You shouldn't ignore budget cameras just because of the price tag -- some offer surprisingly good picture quality for very little money. The Nikon Coolpix L11 is one such camera, a 6-megapixel point-and-shoot that produces very acceptable pictures, with a price tag of less than £90.
With its simple, relatively compact design, the Coolpix L11 won't win any beauty contests. Its control scheme is direct and simple, with a large joypad and buttons that feel comfortable even for big-thumbed users. The mode slider and zoom rocker feel rather narrow, but they can still be manipulated easily.
The 176g, 28mm-thick, plastic-bodied camera uses two AA batteries for flexible power. While alkalines are plentiful enough, we recommend buying a set of rechargeable NiMH batteries instead. If you plan on shooting with any regularity, these more expensive, rechargeable batteries will pay for themselves very quickly.
Given the sub-£100 price tag, the Coolpix L11 is clearly designed for the frugal rather than the fancy. The 6-megapixel camera sports a 37.5mm-to-112.5mm-equivalent 3x zoom lens and a relatively small 61mm (2.4-inch) LCD screen. While its hardware hardly impresses, however, the camera offers some surprisingly useful features.

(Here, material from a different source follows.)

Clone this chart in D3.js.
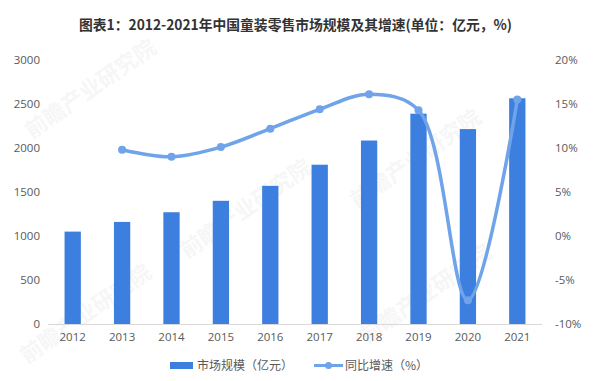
<!DOCTYPE html>
<html><head><meta charset="utf-8">
<script src="https://cdn.jsdelivr.net/npm/d3@7"></script>
<style>body{margin:0;background:#fff}svg{display:block}</style>
</head><body><svg id="c" width="600" height="381"></svg>
<script>
const years = ["2012","2013","2014","2015","2016","2017","2018","2019","2020","2021"];
const marketSize = [1050,1160,1270,1400,1570,1810,2085,2390,2215,2565];
const growthYears = ["2013","2014","2015","2016","2017","2018","2019","2020","2021"];
const growthRate = [9.8,9.0,10.1,12.2,14.4,16.1,14.3,-7.3,15.5];
const leftTicks = [0,500,1000,1500,2000,2500,3000];
const rightTicks = [-10,-5,0,5,10,15,20];
const title = "图表1：2012-2021年中国童装零售市场规模及其增速(单位：亿元，%)";
const legendLabels = ["市场规模（亿元）","同比增速（%）"];

const svg = d3.select("#c");
const font = "'Noto Sans CJK SC','Noto Sans',sans-serif";
const tickFont = "'Open Sans','Noto Sans',sans-serif";
const barColor = "#3c7fde", lineColor = "#6fa3ea", textColor = "#595959";

const x = d3.scaleBand().domain(years).range([48, 542]).paddingInner(0.67).paddingOuter(0.335);
const yL = d3.scaleLinear().domain([0,3000]).range([324,60]);
const yR = d3.scaleLinear().domain([-10,20]).range([324,60]);

// watermarks
const wm = [[95,95],[250,215],[430,300],[420,165],[90,320]];
wm.forEach(([wx,wy])=>{
  svg.append("text").attr("transform",`translate(${wx},${wy}) rotate(-35)`)
    .attr("text-anchor","middle").attr("font-family",font).attr("font-size",22).attr("font-weight","bold")
    .attr("fill","#000").attr("opacity",0.03).text("前瞻产业研究院");
});

svg.append("text").attr("x",79).attr("y",30).attr("textLength",433).attr("lengthAdjust","spacingAndGlyphs")
  .attr("font-family",font).attr("font-size",14).attr("font-weight","bold").attr("fill","#333").text(title);

// bars
svg.selectAll("rect.bar").data(years).join("rect").attr("class","bar")
  .attr("x",d=>x(d)).attr("width",x.bandwidth())
  .attr("y",(d,i)=>yL(marketSize[i])).attr("height",(d,i)=>yL(0)-yL(marketSize[i]))
  .attr("fill",barColor);

// x axis
const xa = svg.append("g").attr("transform","translate(0,324)").call(d3.axisBottom(x).tickSize(0).tickPadding(9));
xa.select(".domain").attr("stroke","#d9d9d9").attr("d","M48,0.5H542");
xa.selectAll("text").attr("font-family",tickFont).attr("font-size",11.5).attr("fill",textColor);

const la = svg.append("g").attr("transform","translate(40,0)").call(d3.axisLeft(yL).tickValues(leftTicks).tickSize(0).tickPadding(0).tickFormat(d3.format("d")));
la.select(".domain").remove();
la.selectAll("text").attr("font-family",tickFont).attr("font-size",11.5).attr("fill",textColor);

const ra = svg.append("g").attr("transform","translate(555,0)").call(d3.axisRight(yR).tickValues(rightTicks).tickSize(0).tickPadding(0).tickFormat(d=>d+"%"));
ra.select(".domain").remove();
ra.selectAll("text").attr("font-family",tickFont).attr("font-size",11.5).attr("fill",textColor);

// line
const pts = growthYears.map((yr,i)=>[x(yr)+x.bandwidth()/2, yR(growthRate[i])]);
svg.append("path").attr("d",d3.line().curve(d3.curveCatmullRom.alpha(0.5))(pts))
  .attr("fill","none").attr("stroke",lineColor).attr("stroke-width",3.5);
svg.selectAll("circle.pt").data(pts).join("circle").attr("class","pt")
  .attr("cx",d=>d[0]).attr("cy",d=>d[1]).attr("r",4).attr("fill",lineColor);

// legend
svg.append("rect").attr("x",170).attr("y",362).attr("width",23).attr("height",7).attr("fill",barColor);
svg.append("text").attr("x",197).attr("y",369.5).attr("font-family",font).attr("font-size",12).attr("fill",textColor).text(legendLabels[0]);
svg.append("line").attr("x1",314).attr("x2",343).attr("y1",365.5).attr("y2",365.5).attr("stroke",lineColor).attr("stroke-width",3);
svg.append("circle").attr("cx",328.5).attr("cy",365.5).attr("r",3.5).attr("fill",lineColor);
svg.append("text").attr("x",345).attr("y",369.5).attr("font-family",font).attr("font-size",12).attr("fill",textColor).text(legendLabels[1]);
</script></body></html>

The L11 includes Nikon's In-Camera Red-Eye Fix and Face-Priority AF. In-Camera Red-Eye Fix supplements the camera's red-eye reduction flash mode with a processing system that removes red-eye after the photo is taken. Face-Priority AF detects and tracks faces in photos, and adjusts focus to stay on those faces, instead of just the closest subject. Both features come standard on most Nikon Coolpix cameras, but are still handy for casual shooting.
You should probably steer clear of the L11 if you want a great deal of control over your photos. Like most budget cameras, the L11 automates almost every aspect of its operation. Besides white balance, exposure compensation and a handful of scene presets, you can't change any image settings on the camera. Despite these few options, the L11 does offer a manual white balance, granting slightly more flexibility than most budget cameras' presets.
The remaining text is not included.